そして、家入レオさんの主題歌「Silly」が、物語の重要な場面で流れるたびに、感情が最高潮に達するあの感覚。
本当に、音響と映像の力が最大限に活かされた作品でした。 - 「罪の共有」というテーマへの考察
視聴者の間では、「罪の共有」という言葉が何を意味するのか、それぞれの「N」が誰を指すのかについて、様々な考察が繰り広げられました。
この「罪の共有」が、時には残酷に、時には切なく、そして最終的には「美しい愛の形」として描かれていたことに、多くの人が深く考えさせられたようです。
安藤くんがチェーンをかけたことについては、彼の行動に納得できないという声や、可哀想だという意見も多く見られました。
それでも、希美さんが彼の未来を願って真相を隠したことに、彼らなりの「愛」を感じた人もいるはずです。
全体として、複雑な人間関係と深いテーマが描かれながらも、最後には救いのある終わり方だったと感じる人が多いようです。
Nのために(ドラマ)|この作品のテーマ
「Nのために」というタイトルは、単なる登場人物のイニシャルを指すだけではありません。
このドラマが深く問いかけてくるのは、「大切な誰かのために、自分を犠牲にすること」とは何か、「嘘をつくことの優しさ」と「真実を黙ることの残酷さ」、そして「愛の形」についてです。
中心にあるテーマは、やはり「罪の共有」です。
希美さんは、さざなみ放火事件の際に成瀬くんを守るために嘘をつき、スカイローズガーデン事件の際には、安藤くんの将来を守るために嘘をつきました。
成瀬くんもまた、希美さんを守るために、事件の真相を共有し、嘘を引き受けました。
西崎さんは、奈央子さんを殺人犯にしたくないという思いから、自ら罪を被るという選択をしました。
一見、理解しがたい、あるいは自己犠牲にも見えるこれらの行動は、登場人物たちがそれぞれの「N」を究極的に「愛している」からこそ生まれた形なのです。
「愛はないかもしれないが、罪を共有してくれ」という西崎さんの言葉は、このドラマの核心をついているようにも感じられます。

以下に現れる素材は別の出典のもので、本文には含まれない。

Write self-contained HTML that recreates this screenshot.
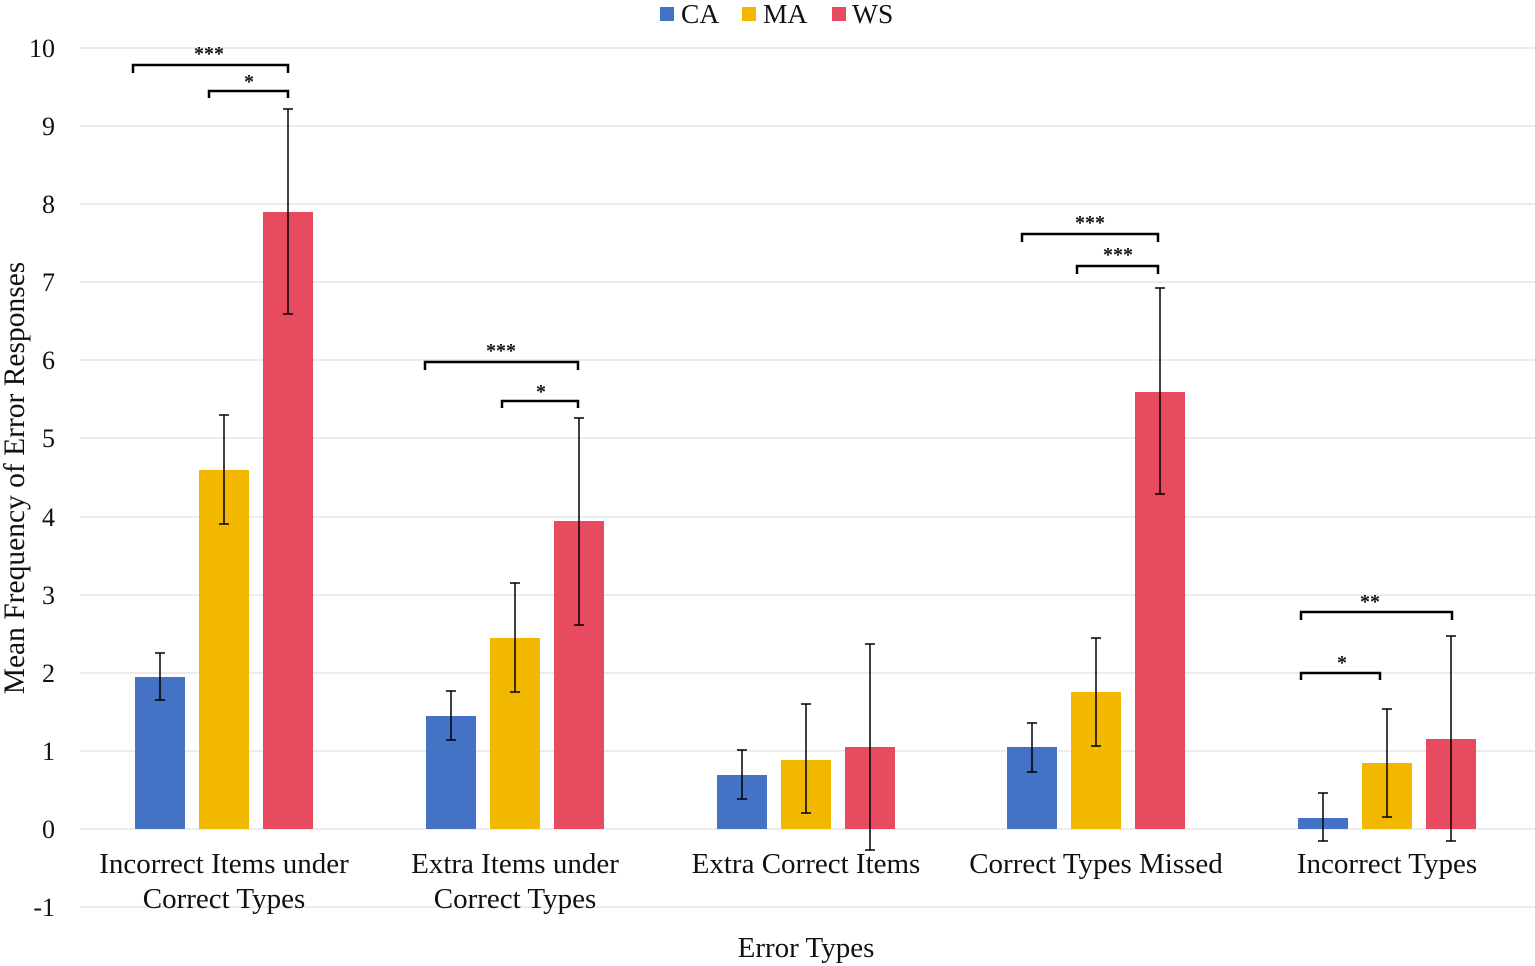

愛は、必ずしも甘くロマンチックなだけではなく、時には痛みを伴い、時には歪んだ形で現れるということを、奈央子さんと貴弘さんの共依存関係や、西崎さんの母親からの虐待の描写を通して痛感させられます。
しかし、それでもなお、人は誰かのために、必死に生きようとする。
そして、その過程で、救いや赦しを見つけることができる。
この物語は、過去と現在を行き来する構成で、登場人物たちの心の奥に隠された真実が少しずつ紐解かれていきます。
表面的な事実だけでは見えない、人々の内面や葛藤が丁寧に描かれていて、観るたびに新しい発見があるんです。
希美さんが最後に、これまでの人生で関わった大切な人々へ「ありがとう」と感謝を伝えるシーンは、彼女が様々な「N」との関係を経て、ようやく心の安寧を手に入れたことを示していました。
「人は一人では生きられない」という主治医の言葉も、この物語の重要なメッセージだったのではないでしょうか。
他者に頼ること、弱さを共有することの重要性も、希美さんの変化を通して描かれています。
まとめ
「Nのために」は、単なるミステリーや恋愛ドラマに留まらない、人間の深い心のあり方や、愛というものの多面性を描いた傑作です。
観終わった後も、きっとあなたの心に、大切な「N」の顔が浮かんでくることでしょう。
まだ観ていない方は、ぜひ一度、この深い物語の世界に触れてみてください。
きっと、忘れられない感動が待っていますよ。